Solo ahora, cuando los hijos tienen sus propias vidas y la muerte hace sonar sus campanadas, he vuelto a asomarme al abismo. La sensación es más tranquila, pero también es más real.
Un par de hechos violentos –que ya he referido–, la muerte de algunos conocidos y la lectura de las cartas de Séneca lograron despertar una curiosa claridad que encontré y que perdí hace más de media vida. Es posible pasar vidas enteras tratando de olvidar verdades intolerables. Es posible distraerse con tareas, aumentarles la estatura, u ocuparse en distracciones, con tal de no aceptar lo que supimos al principio: las cifras del destino, nuestro nombre más secreto y verdadero.
En noches febriles, el joven que fui miró el abismo y venció la tentación. También fue suya la indecisión de Hamlet. Con el tiempo dejó que la vida lo fuera conduciendo al laberinto, que lo pusiera a su servicio. Tener hijos lo obligó a olvidarse del abismo. Sin hijos se habría hecho matar por tonterías (buscar pelea en el valle de la muerte podía ser una forma del suicidio elaborada, inadvertida), pero ahora necesitaba seguir vivo. En una página perdida, de sus muchos cuadernos, había escrito que un hijo era “el ser por el que acepto humillaciones”.
El joven que fui reconocía y aceptaba su estirpe de esclavo. Tenía claro que su padre encontró la muerte tratando de darles a sus hijos una libertad para elegir que él mismo no había tenido. Pero el tiempo fue pasando y el olvido fue poblando sus días y sus años. Se distrajo buscando lo que no podía tener. Quiso llegar adonde no podía llegar. Quiso vender su talento más sagrado; pero conseguía sabotearse, granjearse los rechazos, salvarse de volverse un galeote de empresarios.

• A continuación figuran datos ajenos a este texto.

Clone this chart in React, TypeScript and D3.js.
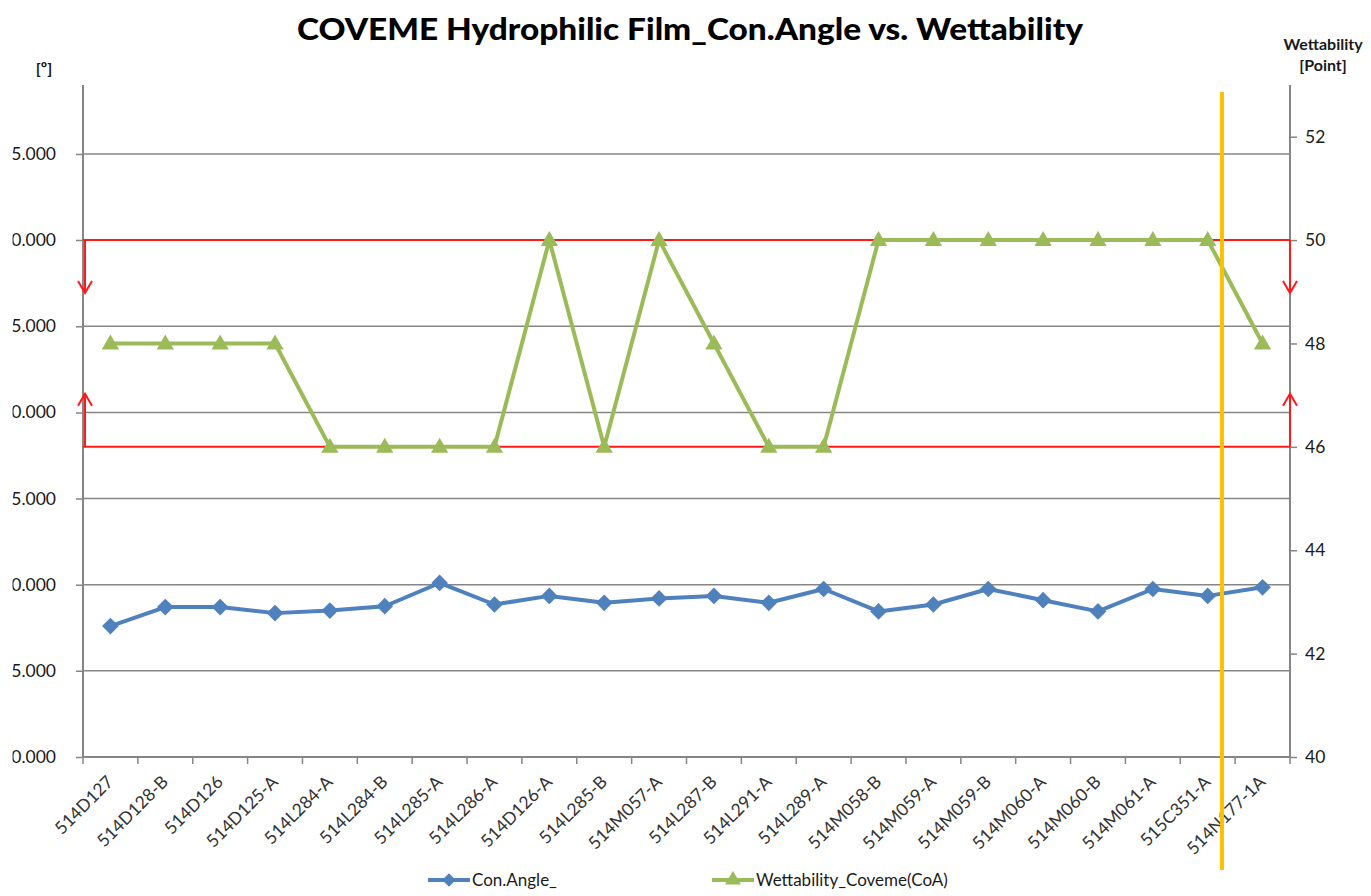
import React, { useRef, useEffect } from 'react';
import * as d3 from 'd3';

const samples = [
  '514D127', '514D128-B', '514D126', '514D125-A', '514L284-A', '514L284-B',
  '514L285-A', '514L286-A', '514D126-A', '514L285-B', '514M057-A', '514L287-B',
  '514L291-A', '514L289-A', '514M058-B', '514M059-A', '514M059-B', '514M060-A',
  '514M060-B', '514M061-A', '515C351-A', '514N177-1A',
];
const conAngle = [
  7.6, 8.7, 8.7, 8.35, 8.5, 8.75, 10.1, 8.85, 9.35, 8.95, 9.2,
  9.35, 8.95, 9.75, 8.45, 8.85, 9.75, 9.1, 8.45, 9.75, 9.35, 9.85,
];
const wettability = [
  48, 48, 48, 48, 46, 46, 46, 46, 50, 46, 50,
  48, 46, 46, 50, 50, 50, 50, 50, 50, 50, 48,
];
const leftTicks = [0, 5, 10, 15, 20, 25, 30, 35];
const rightTicks = [40, 42, 44, 46, 48, 50, 52];
const specLimits = [46, 50];

const FONT = 'Lato, "Open Sans", sans-serif';

const App = () => {
  const svgRef = useRef<SVGSVGElement>(null);

  useEffect(() => {
    const width = 1371;
    const height = 896;
    const plot = { left: 83, right: 1290, top: 85, bottom: 757 };

    const svg = d3.select(svgRef.current);
    svg.selectAll('*').remove();
    svg.attr('width', width).attr('height', height);

    const x = d3.scaleBand().domain(samples).range([plot.left, plot.right]);
    const xc = (d: string) => (x(d) as number) + x.bandwidth() / 2;
    const yL = d3.scaleLinear().domain([0, 39]).range([plot.bottom, plot.top]);
    const yR = d3.scaleLinear().domain([40, 53]).range([plot.bottom, plot.top]);

    const grey = '#868686';

    // title
    svg.append('text')
      .attr('x', 690).attr('y', 40)
      .attr('text-anchor', 'middle')
      .attr('font-family', FONT).attr('font-weight', 900).attr('font-size', 31)
      .attr('textLength', 786).attr('lengthAdjust', 'spacingAndGlyphs')
      .attr('fill', '#000')
      .text('COVEME Hydrophilic Film_Con.Angle vs. Wettability');

    // gridlines
    svg.append('g').selectAll('line')
      .data(leftTicks.filter(t => t > 0))
      .enter().append('line')
      .attr('x1', plot.left).attr('x2', plot.right)
      .attr('y1', d => yL(d)).attr('y2', d => yL(d))
      .attr('stroke', grey).attr('stroke-width', 1.5);

    // left axis (labels cut at the picture's left edge as in the reference)
    svg.append('defs').append('clipPath').attr('id', 'leftclip')
      .append('rect').attr('x', 12.5).attr('y', 0).attr('width', 100).attr('height', height);
    const leftWrap = svg.append('g').attr('clip-path', 'url(#leftclip)');
    const left = leftWrap.append('g')
      .attr('transform', `translate(${plot.left},0)`)
      .call(d3.axisLeft(yL).tickValues(leftTicks).tickFormat(d3.format('.3f')).tickSize(7));
    left.select('.domain').attr('stroke', grey).attr('stroke-width', 2)
      .attr('d', `M0,${plot.top}V${plot.bottom}`);
    left.selectAll('.tick line').attr('stroke', grey).attr('stroke-width', 1.5);
    left.selectAll('.tick text')
      .attr('font-family', FONT).attr('font-size', 17.5).attr('fill', '#1a1a1a')
      .attr('x', -27);

    svg.append('text')
      .attr('x', 44).attr('y', 74).attr('text-anchor', 'middle')
      .attr('font-family', FONT).attr('font-weight', 'bold').attr('font-size', 16)
      .attr('fill', '#1a1a1a').text('[º]');

    // right axis
    const right = svg.append('g')
      .attr('transform', `translate(${plot.right},0)`)
      .call(d3.axisRight(yR).tickValues(rightTicks).tickSize(7).tickPadding(8));
    right.select('.domain').attr('stroke', grey).attr('stroke-width', 2)
      .attr('d', `M0,${plot.top}V${plot.bottom}`);
    right.selectAll('.tick line').attr('stroke', grey).attr('stroke-width', 1.5);
    right.selectAll('.tick text')
      .attr('font-family', FONT).attr('font-size', 17.5).attr('fill', '#1a1a1a');

    svg.append('text')
      .attr('x', 1323).attr('y', 50).attr('text-anchor', 'middle')
      .attr('font-family', FONT).attr('font-weight', 'bold').attr('font-size', 16)
      .attr('fill', '#1a1a1a').text('Wettability');
    svg.append('text')
      .attr('x', 1323).attr('y', 71).attr('text-anchor', 'middle')
      .attr('font-family', FONT).attr('font-weight', 'bold').attr('font-size', 16)
      .attr('fill', '#1a1a1a').text('[Point]');

    // bottom axis
    const bottom = svg.append('g');
    bottom.append('line')
      .attr('x1', plot.left).attr('x2', plot.right)
      .attr('y1', plot.bottom).attr('y2', plot.bottom)
      .attr('stroke', grey).attr('stroke-width', 2);
    bottom.selectAll('.xtick')
      .data([...samples.map(d => x(d) as number), plot.right])
      .enter().append('line')
      .attr('x1', d => d).attr('x2', d => d)
      .attr('y1', plot.bottom).attr('y2', plot.bottom + 7)
      .attr('stroke', grey).attr('stroke-width', 1.5);
    bottom.selectAll('.xlabel')
      .data(samples)
      .enter().append('text')
      .attr('transform', d => `translate(${xc(d) + 4},${plot.bottom + 26}) rotate(-45)`)
      .attr('text-anchor', 'end')
      .attr('font-family', FONT).attr('font-size', 17.5).attr('fill', '#333')
      .text(d => d);

    // spec limit lines with arrows
    const red = '#ff1a1a';
    const limits = svg.append('g');
    specLimits.forEach(v => {
      limits.append('line')
        .attr('x1', plot.left).attr('x2', plot.right)
        .attr('y1', yR(v)).attr('y2', yR(v))
        .attr('stroke', red).attr('stroke-width', 2);
    });
    const arrows = [
      { x: plot.left + 2, from: specLimits[1], dir: 1 },
      { x: plot.left + 2, from: specLimits[0], dir: -1 },
      { x: plot.right, from: specLimits[1], dir: 1 },
      { x: plot.right, from: specLimits[0], dir: -1 },
    ];
    arrows.forEach(a => {
      const y0 = yR(a.from);
      const y1 = y0 + a.dir * 53;
      limits.append('line')
        .attr('x1', a.x).attr('x2', a.x).attr('y1', y0).attr('y2', y1)
        .attr('stroke', red).attr('stroke-width', 2);
      limits.append('path')
        .attr('d', `M${a.x - 7},${y1 - a.dir * 12}L${a.x},${y1}L${a.x + 7},${y1 - a.dir * 12}`)
        .attr('fill', 'none').attr('stroke', red).attr('stroke-width', 2);
    });

    // series lines
    const blue = '#4f81bd';
    const green = '#9bbb59';
    const lineL = d3.line<number>().x((d, i) => xc(samples[i])).y(d => yL(d));
    const lineR = d3.line<number>().x((d, i) => xc(samples[i])).y(d => yR(d));

    svg.append('path').datum(conAngle)
      .attr('d', lineL).attr('fill', 'none')
      .attr('stroke', blue).attr('stroke-width', 4).attr('stroke-linejoin', 'round');
    svg.append('g').selectAll('path')
      .data(conAngle)
      .enter().append('path')
      .attr('d', d3.symbol(d3.symbolSquare, 140) as any)
      .attr('transform', (d, i) => `translate(${xc(samples[i])},${yL(d)}) rotate(45)`)
      .attr('fill', blue);

    svg.append('path').datum(wettability)
      .attr('d', lineR).attr('fill', 'none')
      .attr('stroke', green).attr('stroke-width', 4).attr('stroke-linejoin', 'round');
    svg.append('g').selectAll('path')
      .data(wettability)
      .enter().append('path')
      .attr('d', d3.symbol(d3.symbolTriangle, 130) as any)
      .attr('transform', (d, i) => `translate(${xc(samples[i])},${yR(d) + 1})`)
      .attr('fill', green);

    // orange marker line
    const markX = xc(samples[20]) + x.step() * 0.26;
    svg.append('line')
      .attr('x1', markX).attr('x2', markX).attr('y1', 92).attr('y2', 870)
      .attr('stroke', '#ffc000').attr('stroke-width', 4);

    // legend
    const legend = svg.append('g');
    const items = [
      { label: 'Con.Angle_', color: blue, sym: d3.symbolSquare, rot: 45, size: 90, x: 428 },
      { label: 'Wettability_Coveme(CoA)', color: green, sym: d3.symbolTriangle, rot: 0, size: 110, x: 712 },
    ];
    items.forEach(it => {
      legend.append('line')
        .attr('x1', it.x).attr('x2', it.x + 42).attr('y1', 880).attr('y2', 880)
        .attr('stroke', it.color).attr('stroke-width', 4);
      legend.append('path')
        .attr('d', d3.symbol(it.sym, it.size) as any)
        .attr('transform', `translate(${it.x + 21},880) rotate(${it.rot})`)
        .attr('fill', it.color);
      legend.append('text')
        .attr('x', it.x + 44).attr('y', 886)
        .attr('font-family', FONT).attr('font-size', 17).attr('fill', '#1a1a1a')
        .text(it.label);
    });
  }, []);

  return (
    <svg ref={svgRef} style={{ position: 'absolute', left: 0, top: 0, background: '#fff' }}></svg>
  );
};

export default App;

Le gustaba leer a los místicos para recordar el vértigo perdido. Decía que la idea de la muerte le daba más colores a la vida. Repetía con frecuencia las palabras de Kempis: “Cuando fuere la mañana, piensa que no llegarás a la noche; y cuando fuere de noche, no te atrevas a prometer ver la mañana”. Pero solía vivir como si tuviera aseguradas miles de mañanas.
Solo ahora, cuando los hijos tienen sus propias vidas y la muerte hace sonar sus campanadas, he vuelto a asomarme al abismo. La sensación es más tranquila, pero también es más real. “Más presto de lo que piensas estarás olvidado de los hombres”, decía también Kempis. Por eso he empezado a borrar (páginas, fotos, archivos, mensajes), para aligerar el equipaje y no dejar a otros encartados.
Cuando tenía veinticinco años escribí uno de mis mejores relatos. Era la historia de una anciana que, después de mucho escribir, descubrió las delicias de borrar. Me ha tomado muchos años alcanzar su claridad. Ahora empiezo cada día anticipando la alegría de borrar un poco más.